Every summer, the hacker intelligentsia descends on Las Vegas like a swarm of thirsty locusts that spends seven days chasing free drinks and avoiding sunlight at all costs. Black Hat and DEF CON week can be an overwhelming and confusing experience, especially for the uninitiated or agoraphobic. But fear not, Threatpost has your back. To help you get the least out of your time in the Saddest Place on Earth, we have assembled this incomplete guide for How to Fail at Black Hat.

  • Follow the crowds. Black Hat has grown from a small gathering of a few hundred researchers and hackers into a massive conclave of thousands of people involved in every aspect of security. They’re all smarter than you are, so if you see a long line somewhere, make sure you join it, especially if you can’t see the front of it and are unsure of what it’s for. It could be the line for the Addams Family Values slots or it could be the line to pick up a wristband that lets you stand in line to pick up a coin to stand in line for a vendor party. It’s a lose-lose!
  • Avoid meeting new people. The key to success in security, as in life, is to continue learning every day. There are a lot of sharp, clever people from around the world at Black Hat, but talking to them will only bog you down with new ideas and perspectives. You can get around this drag on your intellect by only talking to people you know who share your background and lines of thinking. They’ll reinforce your existing beliefs and prevent you from having to deal with the pain of having to rethink your position on government surveillance or veganism.
  • Wallow in your cynicism. If you’ve been to Black Hat before, it’s vital that you let everyone know how much better it used to be before it became “mainstream” and overrun by vendors and lamers. If you don’t say this loudly and repeatedly, people might think you’re there to learn and get better. That’s a slippery slope that can lead to actual personal growth. Beware!
  • Only attend talks by big-name researchers. The pool of talented, creative security researchers is really shallow, and all of the good ones have already emerged, so don’t waste your time going to a talk by some guy you’ve never heard of. I mean, what are the odds that a random researcher from, like, Argentina or New Zealand will have something interesting to say or a new concept to show you? Really low. So don’t even bother.
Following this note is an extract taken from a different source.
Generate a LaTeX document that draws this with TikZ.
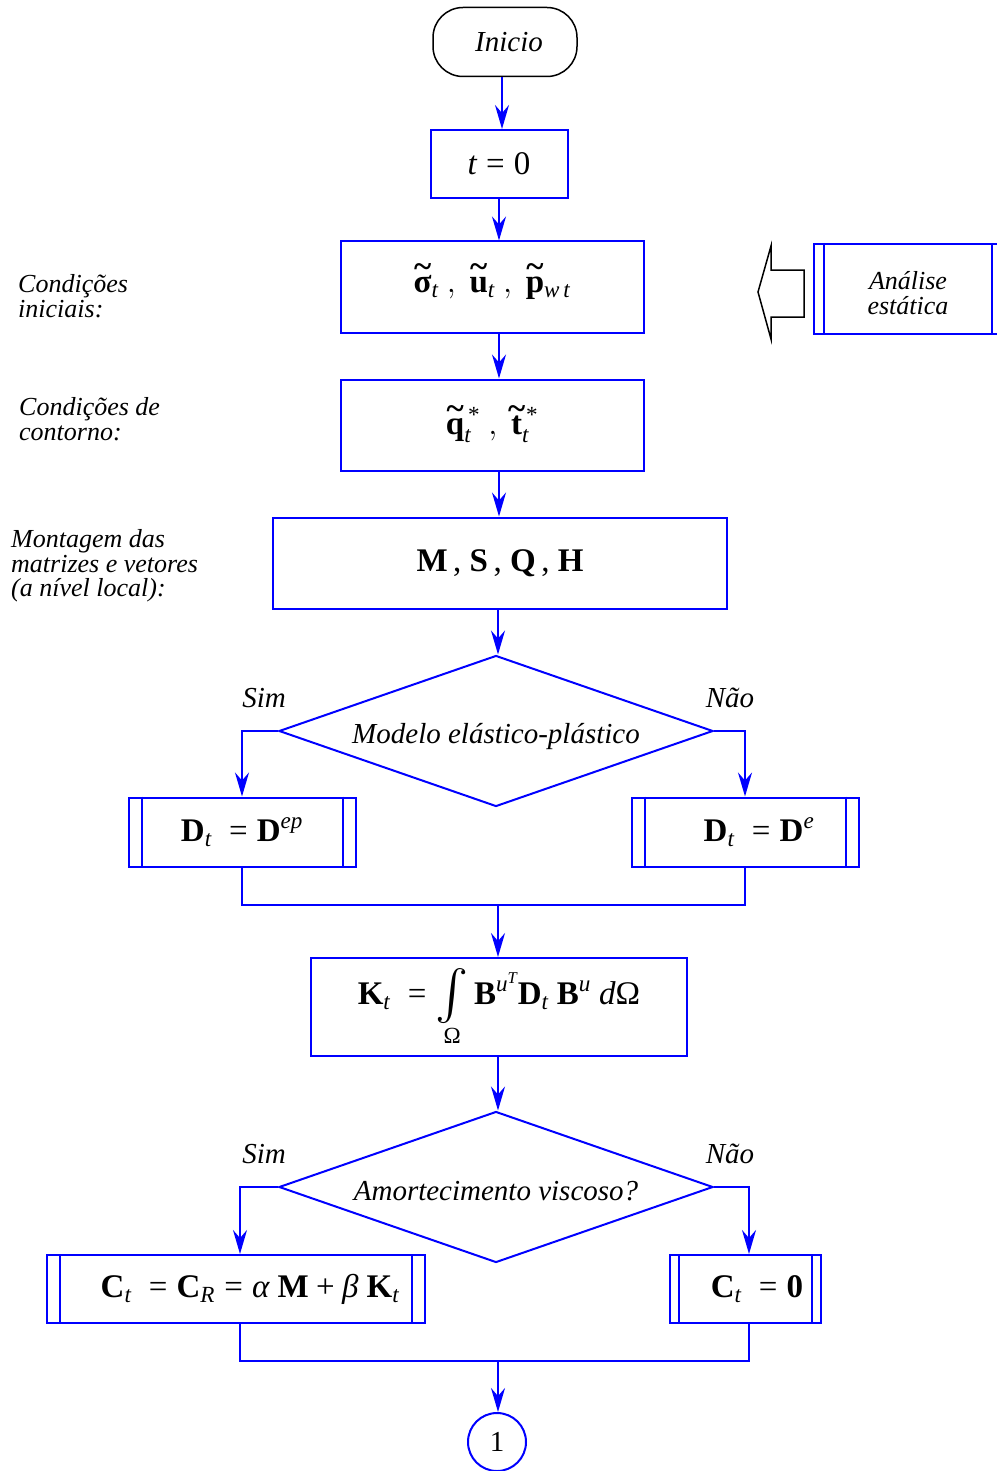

Follow the crowds to the jam-packed talks by the Big Guys, which will be covered by every reporter in the industry, further reinforcing the wisdom of your decision and not at all making it redundant for you to be there.
  • Save the 10 bucks and use any open wireless network you can find. Vegas is a weird place. Lots of things are crazy expensive (gyms, bottled water, vegetables) and lots of others are ridiculously cheap or even free (buffets, Bud Light, second-hand smoke). You’ll want to save your money for the important things, so don’t waste it on wireless Internet access. There are plenty of free, unsecured networks available–some of which are helpfully named “Free Wifi.” Those are totally fine. After all, they wouldn’t have them available at a security conference if they weren’t safe.
  • Accept an offer of a free ride from Charlie Miller and Chris Valasek. These two security researchers do some of the more interesting work every year, and this year is no exception, with them tearing apart various vehicles to hack them and expose vulnerabilities that enable them to remotely control many functions governed by on-board computers. As Andy Greenberg at Forbes discovered, this can make for an exhilarating ride with random steering loss, ADD-like behavior from the gauges and fun brake failures. If you see Miller and Valasek in their Prius in the cab line at Caesars, hop in. They’ll even let you drive.
  • Go see Wayne Newton. It’s totally worth it. Trust us.